**YOUR OBJECTIVE**
Print the lines of the listing below verbatim from its first line through the line bearing "edgecolor='#1a1a3a', linewidth=0.8)". Any pictures are to be omitted.

**INFORMATION PROVIDED**
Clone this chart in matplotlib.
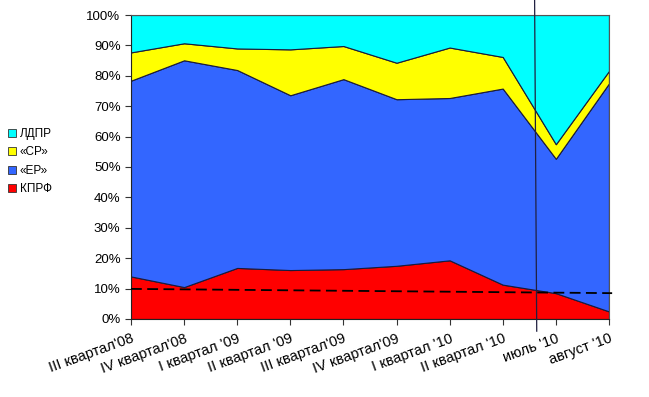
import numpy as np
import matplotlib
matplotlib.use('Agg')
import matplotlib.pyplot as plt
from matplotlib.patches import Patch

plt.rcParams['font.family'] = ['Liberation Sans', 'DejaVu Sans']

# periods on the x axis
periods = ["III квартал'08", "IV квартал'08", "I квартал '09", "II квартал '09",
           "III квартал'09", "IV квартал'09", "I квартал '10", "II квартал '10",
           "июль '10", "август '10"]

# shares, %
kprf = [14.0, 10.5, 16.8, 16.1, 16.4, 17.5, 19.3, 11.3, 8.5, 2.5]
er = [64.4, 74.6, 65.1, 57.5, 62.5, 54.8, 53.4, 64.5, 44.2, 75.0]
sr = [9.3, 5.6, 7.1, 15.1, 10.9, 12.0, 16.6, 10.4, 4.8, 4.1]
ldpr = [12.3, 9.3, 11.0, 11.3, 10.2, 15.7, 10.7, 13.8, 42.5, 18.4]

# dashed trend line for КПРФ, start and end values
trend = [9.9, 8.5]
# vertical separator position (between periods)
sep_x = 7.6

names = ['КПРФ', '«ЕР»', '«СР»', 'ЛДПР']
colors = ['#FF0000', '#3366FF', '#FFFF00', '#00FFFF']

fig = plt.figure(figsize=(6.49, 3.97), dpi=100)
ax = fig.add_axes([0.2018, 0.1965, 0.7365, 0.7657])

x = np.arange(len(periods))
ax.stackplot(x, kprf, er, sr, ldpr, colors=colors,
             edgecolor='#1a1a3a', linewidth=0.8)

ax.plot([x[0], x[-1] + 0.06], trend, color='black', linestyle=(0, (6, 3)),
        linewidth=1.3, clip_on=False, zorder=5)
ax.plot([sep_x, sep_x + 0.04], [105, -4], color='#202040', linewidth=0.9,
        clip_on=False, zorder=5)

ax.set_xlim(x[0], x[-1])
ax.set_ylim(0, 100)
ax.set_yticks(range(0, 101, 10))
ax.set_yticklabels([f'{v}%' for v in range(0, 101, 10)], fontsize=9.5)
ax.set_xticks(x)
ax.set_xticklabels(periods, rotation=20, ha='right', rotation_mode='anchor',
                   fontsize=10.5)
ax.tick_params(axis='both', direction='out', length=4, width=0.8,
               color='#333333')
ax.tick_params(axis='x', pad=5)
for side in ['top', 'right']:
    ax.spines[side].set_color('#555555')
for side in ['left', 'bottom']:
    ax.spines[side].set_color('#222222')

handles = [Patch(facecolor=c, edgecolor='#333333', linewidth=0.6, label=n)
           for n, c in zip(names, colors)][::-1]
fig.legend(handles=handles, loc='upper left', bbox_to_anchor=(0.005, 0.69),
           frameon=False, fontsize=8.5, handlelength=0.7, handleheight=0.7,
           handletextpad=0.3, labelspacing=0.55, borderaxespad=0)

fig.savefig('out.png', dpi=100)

**WRITTEN SOLUTION**
Clone this chart in matplotlib.
import numpy as np
import matplotlib
matplotlib.use('Agg')
import matplotlib.pyplot as plt
from matplotlib.patches import Patch

plt.rcParams['font.family'] = ['Liberation Sans', 'DejaVu Sans']

# periods on the x axis
periods = ["III квартал'08", "IV квартал'08", "I квартал '09", "II квартал '09",
           "III квартал'09", "IV квартал'09", "I квартал '10", "II квартал '10",
           "июль '10", "август '10"]

# shares, %
kprf = [14.0, 10.5, 16.8, 16.1, 16.4, 17.5, 19.3, 11.3, 8.5, 2.5]
er = [64.4, 74.6, 65.1, 57.5, 62.5, 54.8, 53.4, 64.5, 44.2, 75.0]
sr = [9.3, 5.6, 7.1, 15.1, 10.9, 12.0, 16.6, 10.4, 4.8, 4.1]
ldpr = [12.3, 9.3, 11.0, 11.3, 10.2, 15.7, 10.7, 13.8, 42.5, 18.4]

# dashed trend line for КПРФ, start and end values
trend = [9.9, 8.5]
# vertical separator position (between periods)
sep_x = 7.6

names = ['КПРФ', '«ЕР»', '«СР»', 'ЛДПР']
colors = ['#FF0000', '#3366FF', '#FFFF00', '#00FFFF']

fig = plt.figure(figsize=(6.49, 3.97), dpi=100)
ax = fig.add_axes([0.2018, 0.1965, 0.7365, 0.7657])

x = np.arange(len(periods))
ax.stackplot(x, kprf, er, sr, ldpr, colors=colors,
             edgecolor='#1a1a3a', linewidth=0.8)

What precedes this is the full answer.